Hoy vuelvo a tomar su libro “Un peregrino cuenta su historia” con la esperanza de que todos nos hagamos peregrinos, de modo que una experiencia genuinamente profunda del Espíritu de Jesucristo y del ser humano, hecha en medio de la Iglesia que somos, genere convicciones, prioridades y redistribuciones que hagan posible el Pacto Social que Chile anhela. Otro modo de relaciones humanas, para algunos viviendo con menos cosas, para todos, viviendo con más vínculos.
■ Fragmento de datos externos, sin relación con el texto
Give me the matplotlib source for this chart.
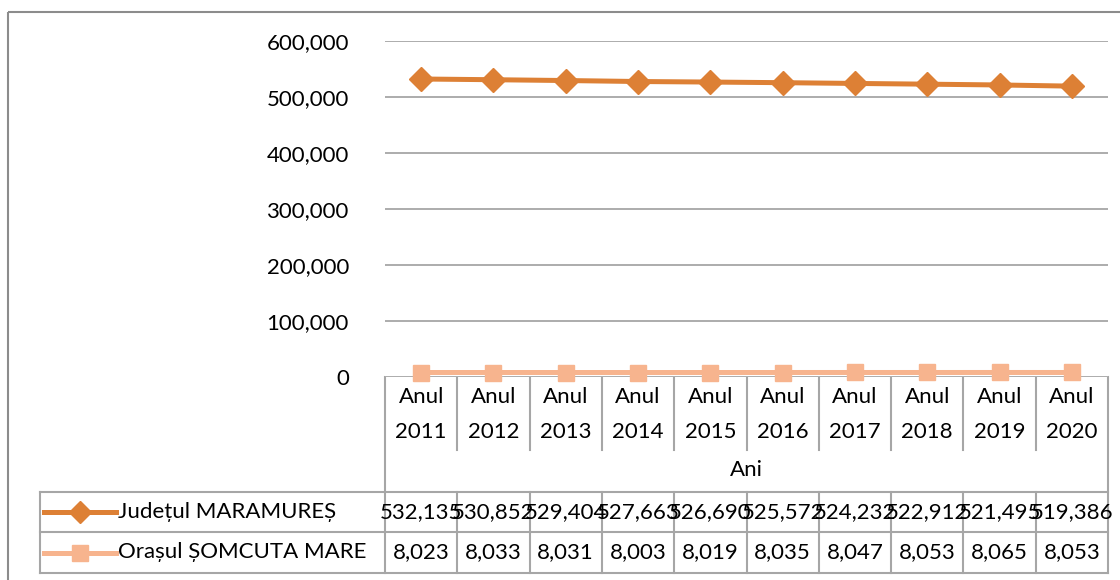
import matplotlib.pyplot as plt
from matplotlib.lines import Line2D
from matplotlib.patches import Rectangle
from matplotlib.transforms import blended_transform_factory

plt.rcParams['font.family'] = ['Lato', 'DejaVu Sans']

years = ['2011', '2012', '2013', '2014', '2015', '2016', '2017', '2018', '2019', '2020']
cat_prefix = 'Anul'
x_title = 'Ani'
series_names = ['Județul MARAMUREȘ', 'Orașul ȘOMCUTA MARE']
judet = [532135, 530852, 529404, 527663, 526690, 525572, 524232, 522912, 521495, 519386]
oras = [8023, 8033, 8031, 8003, 8019, 8035, 8047, 8053, 8065, 8053]
yticks = [0, 100000, 200000, 300000, 400000, 500000, 600000]

C1 = '#DD8035'
C2 = '#F7B48E'
GRID = '#A6A6A6'
FS = 16

W, H = 1120, 580
fig = plt.figure(figsize=(W / 100, H / 100), dpi=100)

# overlay in pixel coordinates (origin top-left) for table and frame
ov = fig.add_axes([0, 0, 1, 1])
ov.set_xlim(0, W)
ov.set_ylim(H, 0)
ov.axis('off')

# plot area
L, R, T, B = 385, 1108, 41, 377
ax = fig.add_axes([L / W, 1 - B / H, (R - L) / W, (B - T) / H])
x = list(range(len(years)))
ax.plot(x, judet, color=C1, lw=3.6, marker='D', ms=12, clip_on=False, zorder=4)
ax.plot(x, oras, color=C2, lw=3.6, marker='s', ms=12, clip_on=False, zorder=4)
ax.set_xlim(-0.5, len(years) - 0.5)
ax.set_ylim(0, 600000)
ax.set_yticks(yticks)
ax.set_yticklabels([f'{v:,}' for v in yticks], fontsize=FS)
ax.set_xticks([])
ax.tick_params(axis='y', length=0, pad=26)
ax.grid(axis='y', color=GRID, lw=1.3)
ax.set_axisbelow(True)
for s in ax.spines.values():
    s.set_visible(False)

tr = blended_transform_factory(ax.transData, ov.transData)

# outer chart frame
ov.add_patch(Rectangle((8, 12), W + 20, H + 20, fill=False, ec='#8C8C8C', lw=1.5))

# category axis area
row_top, row_mid, row_bot = 492, 532, 573
tbl_left = 40
ov.add_line(Line2D([L, L], [B, row_bot], color=GRID, lw=1.5))
ov.add_line(Line2D([R, R], [B, row_bot], color=GRID, lw=1.5))
for i in range(1, len(years)):
    ov.add_line(Line2D([i - 0.5, i - 0.5], [B, 450], color=GRID, lw=1.5, transform=tr))
    ov.add_line(Line2D([i - 0.5, i - 0.5], [row_top, row_bot], color=GRID, lw=1.5, transform=tr))
for i, yr in enumerate(years):
    ov.text(i, 397, cat_prefix, ha='center', va='center', fontsize=FS, transform=tr)
    ov.text(i, 432, yr, ha='center', va='center', fontsize=FS, transform=tr)
ov.text((len(years) - 1) / 2, 470, x_title, ha='center', va='center', fontsize=FS, transform=tr)

# data table
for yy in [row_top, row_mid, row_bot]:
    ov.add_line(Line2D([tbl_left, R], [yy, yy], color=GRID, lw=1.5))
ov.add_line(Line2D([tbl_left, tbl_left], [row_top, row_bot], color=GRID, lw=1.5))

rows = [(series_names[0], judet, C1, 'D'), (series_names[1], oras, C2, 's')]
for (name, vals, c, m), yc in zip(rows, [(row_top + row_mid) / 2, (row_mid + row_bot) / 2]):
    ov.plot([44, 80, 116], [yc, yc, yc], color=c, lw=3.6, marker=m, ms=12 if m == 's' else 11,
            markevery=[1])
    ov.text(118, yc, name, ha='left', va='center', fontsize=FS)
    for i, v in enumerate(vals):
        ov.text(i, yc, f'{v:,}', ha='center', va='center', fontsize=FS, transform=tr)

fig.savefig('out.png', dpi=100)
Y para hacer camino desempolvo un pequeño librito de Ilades de 1982, de Gustavo Lagos “La No violencia, Teoría y Práctica”. Si nuestro actual modo de sociedad deja vacío el corazón, fabrica violencia por su desigualdad y destruye la única casa común que tenemos, ¿no podemos redescubrir el amor transformador de las relaciones sociales, nacido para los creyentes de un genuino encuentro comunitario con Jesucristo? Sostenía Gandhi que “la No violencia es imposible sin la creencia en Dios y su doctrina está construida en la confianza de la disposición natural del hombre hacia el amor”. La experiencia de resistencia No Violenta durante la dictadura demostró que creyentes y no creyentes sí comparten una experiencia del Espíritu muy profunda: hay una alternativa a la violencia, a la resignación, a la impotencia y a la obediencia servil ante quien fabrica violenta desigualdad acumulando: el trabajo de convencer al hermano que ahora oficia de adversario, con un respeto y amor más grande que su violencia. Un amor en adoración verdadera, des instalando con porfía los propios ídolos que también necesitan víctimas para existir. Un amor que incluye, como en el mismo Jesús, la posibilidad de la propia postergación, del propio sacrificio (palabra hoy prohibida), no para humillarnos a los que acumulamos sino para convencernos por un amor que remece y repara porque devuelve una dignidad que nos parecía “perdida”.